The first 289 pages of Design for Power recapitulate the recent history of Japan, the U.S., five European countries. Says Professor Schuman on page 290: "The gentle reader who has come thus far in these ungentle pages will doubtless by now be weary and not a little puzzled. A story of grief and pain seven times told is tiresome and baffling. No sane man or woman relishes any such morbid preoccupation with crime and folly."
Whether they relish it or not. Author Schuman sees that they get it, for he belongs to the totalitarian school of liberals and this is his way of saying: Boo! He wants his readers to understand that the history of Europe's last decade is going to be the history of the human race for an unforeseeable future--unless they do something drastic about it soon.
Schuman ascribes part of the present chaos to the paradox that the world is an economic unit but a political jigsaw puzzle. "Anarchy in world politics," he says, "is incompatible with unity and order in world business and world civilization. One or the other must go." He also sees an even more important fact--that "the central issue of World War II is not the issue of whether the world of the 20th Century shall achieve political unity. It is the issue of who will build that unity, on what foundations and for what purposes."
Shall such unity be brought about by a new feudal order with '"Jewish scapegoats, Slavic pariahs and Negro 'subhumans' . . . at the bottom" and "a militant caste of Samurai and Teutonic Knights ... at the top for all to obey?" Or (a doctrinaire never offers more than two choices) shall "America and the British democracies adopt a common currency and a common citizenship; create a common army, navy and air force under common command; and establish a provisional federal government with limited but adequate powers to provide for the common defense and the general welfare?"
Schuman would not stop with Union Now of Britain and the U.S. He would also bring Russia and others into the Union. For if the democracies cannot unite the world, he warns, the Nazis can and will--and their union will not include the parliament of man and the federation of the world. "The ambitious Caesars of the totalitarian states, almost alone among contemporary rulers, have faced the problem of unifying the world and have acted to achieve a solution." Ugly as it is, Schuman thinks "the Pax Germanica beckons the majority of men," since it offers a solution more tolerable than the anarchy of Europe's last two decades.

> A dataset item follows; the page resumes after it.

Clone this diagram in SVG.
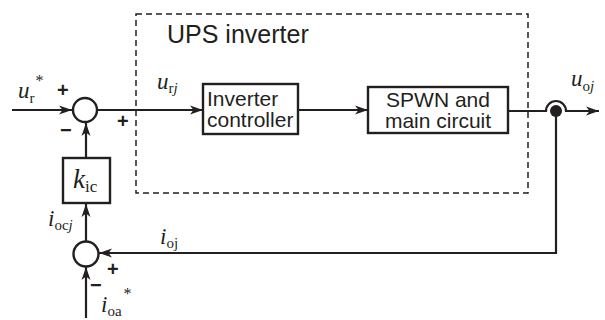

Author Schuman then proposes recklessly to jettison "political independence" and national "sovereignty" as quickly as possible. It is here that readers, who may on the whole agree with him, but refuse to be hustled on issues so vital, will say: "Whoa, boy!" He also wants "to crush at once by an invincible superiority of arms" any "secessionists or rebels" while liquidating troublesome "classes, factions and pressure groups."
Author Schuman is an ex-leftist with a leftish tendency to forget that politics are made for people and not vice versa. He is also one of the best informed of U.S. students of Europe's current history and has been scared in direct ratio with his information. But sometimes Schuman mistakes the chattering of his teeth for revelation.